** begin **
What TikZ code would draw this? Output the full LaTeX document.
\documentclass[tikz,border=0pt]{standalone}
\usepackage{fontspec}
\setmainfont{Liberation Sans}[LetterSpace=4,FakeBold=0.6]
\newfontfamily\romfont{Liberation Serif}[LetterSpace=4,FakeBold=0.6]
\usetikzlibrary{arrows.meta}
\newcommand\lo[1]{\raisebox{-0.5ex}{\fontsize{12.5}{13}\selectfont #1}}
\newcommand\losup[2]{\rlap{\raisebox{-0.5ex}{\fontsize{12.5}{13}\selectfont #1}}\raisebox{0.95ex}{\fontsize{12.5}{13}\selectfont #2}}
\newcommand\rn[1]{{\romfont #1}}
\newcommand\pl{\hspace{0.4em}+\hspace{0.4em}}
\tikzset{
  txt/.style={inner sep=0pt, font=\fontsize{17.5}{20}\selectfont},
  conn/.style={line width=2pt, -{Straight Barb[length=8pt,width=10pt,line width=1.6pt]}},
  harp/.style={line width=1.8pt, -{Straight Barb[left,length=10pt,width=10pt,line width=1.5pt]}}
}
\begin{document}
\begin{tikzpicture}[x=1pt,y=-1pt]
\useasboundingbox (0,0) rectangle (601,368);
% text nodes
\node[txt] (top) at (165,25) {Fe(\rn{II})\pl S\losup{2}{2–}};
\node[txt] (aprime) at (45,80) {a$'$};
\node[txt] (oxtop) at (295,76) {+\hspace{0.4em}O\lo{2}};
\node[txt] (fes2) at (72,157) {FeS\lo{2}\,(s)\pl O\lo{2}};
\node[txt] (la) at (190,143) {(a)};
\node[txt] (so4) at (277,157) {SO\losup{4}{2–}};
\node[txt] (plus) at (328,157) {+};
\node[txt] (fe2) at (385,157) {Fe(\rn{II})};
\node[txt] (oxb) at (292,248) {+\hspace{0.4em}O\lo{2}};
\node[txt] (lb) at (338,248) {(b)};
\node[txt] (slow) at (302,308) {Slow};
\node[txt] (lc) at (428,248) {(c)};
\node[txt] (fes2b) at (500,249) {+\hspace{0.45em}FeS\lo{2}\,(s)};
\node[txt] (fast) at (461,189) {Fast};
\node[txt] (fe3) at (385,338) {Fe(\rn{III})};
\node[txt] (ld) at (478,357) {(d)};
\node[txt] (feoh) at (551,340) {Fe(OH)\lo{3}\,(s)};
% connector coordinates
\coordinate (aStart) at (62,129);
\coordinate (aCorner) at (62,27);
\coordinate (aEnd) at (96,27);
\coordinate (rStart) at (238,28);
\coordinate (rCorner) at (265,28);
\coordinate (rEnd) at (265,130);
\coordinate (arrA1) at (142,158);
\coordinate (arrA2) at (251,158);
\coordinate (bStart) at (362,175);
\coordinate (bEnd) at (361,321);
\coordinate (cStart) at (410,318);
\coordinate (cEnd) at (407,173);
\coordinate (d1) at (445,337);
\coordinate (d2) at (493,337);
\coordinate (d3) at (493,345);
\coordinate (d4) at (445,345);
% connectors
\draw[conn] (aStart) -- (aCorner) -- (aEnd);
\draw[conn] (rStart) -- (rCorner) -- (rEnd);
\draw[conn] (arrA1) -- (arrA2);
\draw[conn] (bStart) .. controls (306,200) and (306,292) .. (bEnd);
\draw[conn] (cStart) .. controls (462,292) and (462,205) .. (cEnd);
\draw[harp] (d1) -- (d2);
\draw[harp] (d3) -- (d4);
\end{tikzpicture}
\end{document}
** end **
** begin **
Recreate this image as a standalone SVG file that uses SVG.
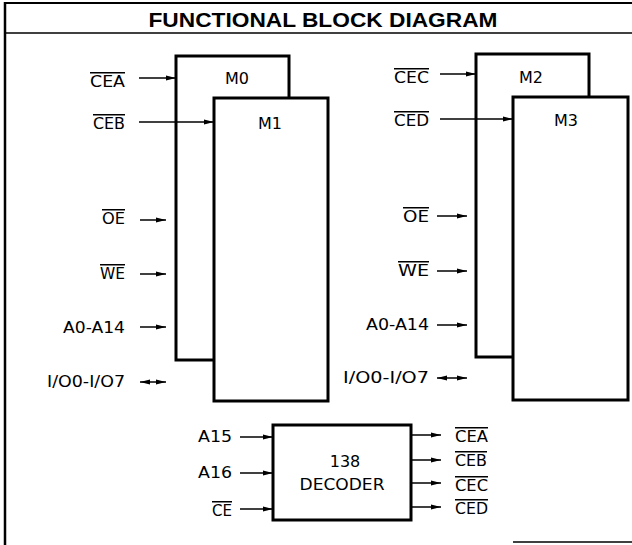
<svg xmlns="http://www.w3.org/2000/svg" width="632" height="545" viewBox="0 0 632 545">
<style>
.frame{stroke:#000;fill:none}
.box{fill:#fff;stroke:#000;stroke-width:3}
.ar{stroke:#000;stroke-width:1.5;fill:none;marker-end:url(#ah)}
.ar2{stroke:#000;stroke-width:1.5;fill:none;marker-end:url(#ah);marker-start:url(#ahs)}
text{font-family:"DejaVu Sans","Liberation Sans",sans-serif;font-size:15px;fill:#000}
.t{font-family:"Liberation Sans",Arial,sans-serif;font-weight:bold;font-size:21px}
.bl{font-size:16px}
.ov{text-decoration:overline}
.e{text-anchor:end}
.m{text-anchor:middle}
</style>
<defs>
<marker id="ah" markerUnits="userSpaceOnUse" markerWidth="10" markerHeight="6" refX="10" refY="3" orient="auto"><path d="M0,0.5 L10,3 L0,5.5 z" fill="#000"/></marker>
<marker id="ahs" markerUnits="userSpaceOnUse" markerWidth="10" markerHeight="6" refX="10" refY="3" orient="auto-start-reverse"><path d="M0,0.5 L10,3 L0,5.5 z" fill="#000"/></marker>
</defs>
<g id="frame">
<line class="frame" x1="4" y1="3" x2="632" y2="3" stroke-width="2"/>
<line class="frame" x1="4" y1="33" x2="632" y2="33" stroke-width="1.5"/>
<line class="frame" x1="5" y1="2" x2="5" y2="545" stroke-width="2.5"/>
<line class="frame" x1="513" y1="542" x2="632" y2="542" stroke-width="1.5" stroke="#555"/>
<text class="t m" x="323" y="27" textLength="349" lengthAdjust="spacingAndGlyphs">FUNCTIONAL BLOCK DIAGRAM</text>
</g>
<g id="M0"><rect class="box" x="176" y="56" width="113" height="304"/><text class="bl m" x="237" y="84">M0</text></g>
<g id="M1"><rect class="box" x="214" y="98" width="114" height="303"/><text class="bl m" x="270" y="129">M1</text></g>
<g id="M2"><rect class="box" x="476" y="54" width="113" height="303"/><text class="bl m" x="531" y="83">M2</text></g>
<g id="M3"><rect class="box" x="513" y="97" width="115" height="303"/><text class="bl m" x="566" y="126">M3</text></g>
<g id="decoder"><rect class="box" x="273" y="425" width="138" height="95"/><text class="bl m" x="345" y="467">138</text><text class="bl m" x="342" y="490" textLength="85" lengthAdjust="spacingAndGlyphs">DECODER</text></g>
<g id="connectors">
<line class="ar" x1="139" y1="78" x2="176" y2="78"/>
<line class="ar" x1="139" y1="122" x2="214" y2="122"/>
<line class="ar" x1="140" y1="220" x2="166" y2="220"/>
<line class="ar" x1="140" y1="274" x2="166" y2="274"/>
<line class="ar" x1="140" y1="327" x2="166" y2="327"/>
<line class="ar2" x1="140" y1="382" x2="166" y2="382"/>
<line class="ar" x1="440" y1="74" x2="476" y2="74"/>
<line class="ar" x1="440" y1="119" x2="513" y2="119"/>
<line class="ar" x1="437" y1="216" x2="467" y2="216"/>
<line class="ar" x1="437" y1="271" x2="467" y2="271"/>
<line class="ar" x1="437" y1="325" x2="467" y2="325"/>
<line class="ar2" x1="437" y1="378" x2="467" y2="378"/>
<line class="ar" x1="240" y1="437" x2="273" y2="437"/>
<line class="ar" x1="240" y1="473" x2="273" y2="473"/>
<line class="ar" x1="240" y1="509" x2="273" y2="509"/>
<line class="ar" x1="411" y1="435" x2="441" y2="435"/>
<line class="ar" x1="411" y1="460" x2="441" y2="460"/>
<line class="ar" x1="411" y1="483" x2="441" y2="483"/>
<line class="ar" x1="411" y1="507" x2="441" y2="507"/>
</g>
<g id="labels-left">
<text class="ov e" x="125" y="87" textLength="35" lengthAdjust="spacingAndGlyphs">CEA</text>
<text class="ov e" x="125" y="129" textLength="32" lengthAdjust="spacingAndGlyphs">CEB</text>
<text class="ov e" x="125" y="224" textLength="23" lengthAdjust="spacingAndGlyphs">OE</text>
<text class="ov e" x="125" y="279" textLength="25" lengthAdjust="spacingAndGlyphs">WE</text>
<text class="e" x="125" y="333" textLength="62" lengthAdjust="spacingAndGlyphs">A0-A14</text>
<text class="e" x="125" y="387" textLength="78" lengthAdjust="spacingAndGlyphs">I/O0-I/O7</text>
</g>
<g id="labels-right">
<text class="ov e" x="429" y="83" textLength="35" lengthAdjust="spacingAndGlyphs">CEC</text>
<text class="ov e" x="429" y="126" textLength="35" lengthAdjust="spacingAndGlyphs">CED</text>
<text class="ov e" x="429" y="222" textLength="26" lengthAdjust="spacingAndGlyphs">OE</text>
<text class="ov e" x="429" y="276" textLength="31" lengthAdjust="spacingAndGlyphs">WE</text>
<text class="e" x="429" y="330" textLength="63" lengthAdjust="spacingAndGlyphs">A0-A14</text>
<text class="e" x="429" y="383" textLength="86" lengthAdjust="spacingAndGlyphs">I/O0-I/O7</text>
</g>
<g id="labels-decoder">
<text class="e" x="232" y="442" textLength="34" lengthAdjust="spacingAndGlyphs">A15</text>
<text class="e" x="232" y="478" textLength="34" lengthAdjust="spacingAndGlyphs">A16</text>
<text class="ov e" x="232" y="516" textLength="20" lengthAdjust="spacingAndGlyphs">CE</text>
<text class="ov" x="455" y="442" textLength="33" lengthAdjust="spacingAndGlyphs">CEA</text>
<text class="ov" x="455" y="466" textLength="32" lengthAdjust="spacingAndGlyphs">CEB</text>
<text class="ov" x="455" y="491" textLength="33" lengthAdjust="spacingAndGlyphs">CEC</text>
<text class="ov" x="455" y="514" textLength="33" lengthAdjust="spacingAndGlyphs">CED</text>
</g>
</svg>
** end **
** begin **
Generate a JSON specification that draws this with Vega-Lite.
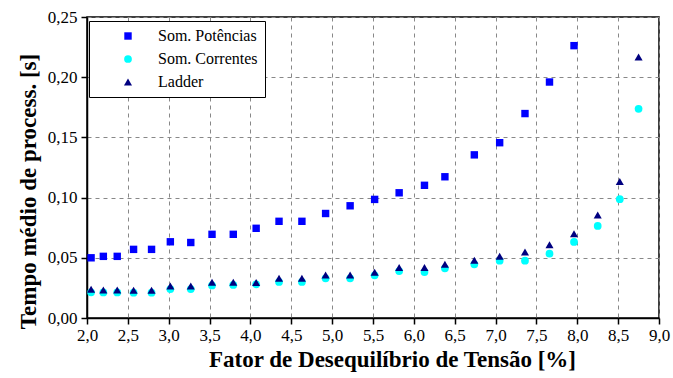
** end **
◆ **Goal of the exercise**: Your task is to list each line of the records with the word "standalone".

◆ **The output**:
\documentclass[tikz,border=0pt]{standalone}
Recreate this image as a standalone SVG file that uses SVG.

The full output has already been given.